Священнослужители привлекались ойратскими ханами не только как секретари-писари, но и как дипломаты. В частности, сын боярский В. Былин, посетивший джунгарского хунтайджи Сенге в 1667–1668 гг., упоминает, что тот направил в Россию своего посла «лабу»[149]
. Впрочем, вероятно в связи с вышеупомянутой сильной личной властью правителей Джунгарского ханства, буддийские иерархи не играли в нем столь значительной политической роли, как в халхасских владениях, поэтому упоминания путешественников о них весьма немногочисленны.В стационарной ставке («урге») Галдан-Цэрена, по сообщению И. П. Фалька, был «огромный и прекрасный сад с плодоносными деревьями и другими растениями». Так что, неудивительно, что после покорения Джунгарии маньчжуры сумели быстро заселить ее китайцами-земледельцами, выходцами из Восточного Туркестана и, как уже отмечалось выше, привлечь к земледелию и самих ойратов[151]
. Пытался Галдан-Цэрен поставить на регулярную основу и добычу соли, видя в ней эффективный источник доходов (как за счет торговли, так и за счет налогов). Однако когда в горах, где его работники занимались соледобычей, случилось несколько обвалов и погибли люди, он официально запретил эту деятельность[152].Не имея значительного опыта в промышленной сфере, ойраты активно привлекали для организации различных производственных предприятий иностранцев. И. Д. Чередов упоминает, что встретил в Джунгарии «тоболского бронника» Т. Зеленовского, которого хотел даже схватить и забрать в Россию, но его ойратские сопровождающие резко воспротивились этому, пригрозив гневом хунтайджи, ибо ремесленник «идет в контайшину землю своею волею»[153]
. Практика привлечения «иностранных специалистов» продолжалась в Джунгарском ханстве и в дальнейшем — достаточно вспомнить шведского сержанта И. Г. Рената, прожившего в Джунгарии с 1716 по 1733 гг.[154]Купцы А. Верхотуров и С. Колмогоров в начале 1740-х годов, Ф. Аблязов и И. Ушаков (1745) и сержант Е. Филимонов (1751), упоминают, что русский беглец И. Михайлов, подобно шведскому сержанту, организовал в ханской ставке «завод медной» для литья пушек. Еще один «колыванских заводов беглой Ефим Вязмин, он же Билдяга» (в других источниках — Вяземский), сначала устроил в Яркенде «завод серебряной», который, однако, был «з довольным убытком оставлен и брошен», и энергичный беглец вместо него основал «завод кожевенной и делает кожи красные»[155]

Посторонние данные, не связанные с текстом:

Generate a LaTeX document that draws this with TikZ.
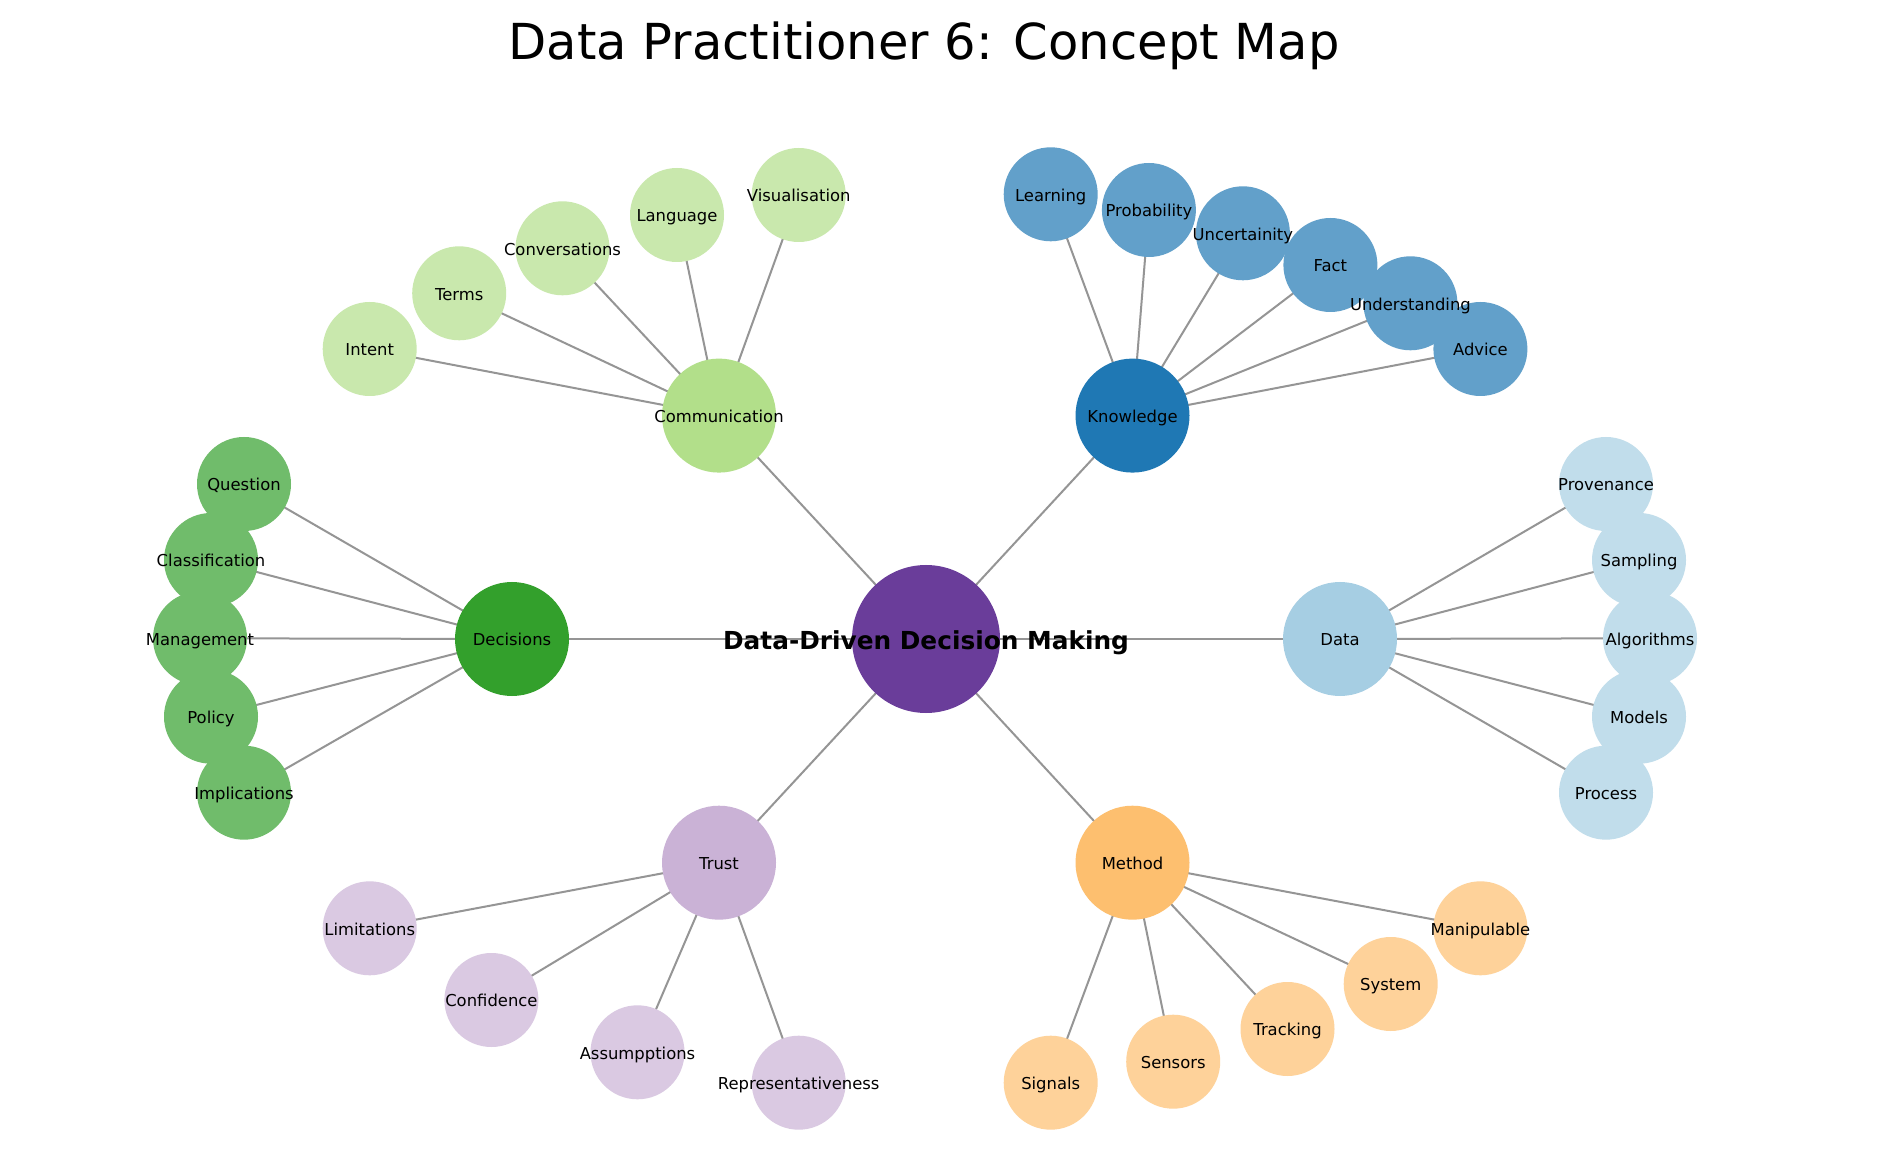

.Отметим, что все упомянутые русские, в отличие от Рената, оказывались на службе у ойратских правителей по своей воле и, соответственно, обладали не просто свободным, но и привилегированным положением, что, конечно же, повышало их заинтересованность в своей деятельности. Естественно, регулирование статуса «иностранных специалистов» не нашло отражения в традиционном праве ойратов, и монархам Джунгарского ханства приходилось самим решать подобные вопросы своими текущими распоряжениями.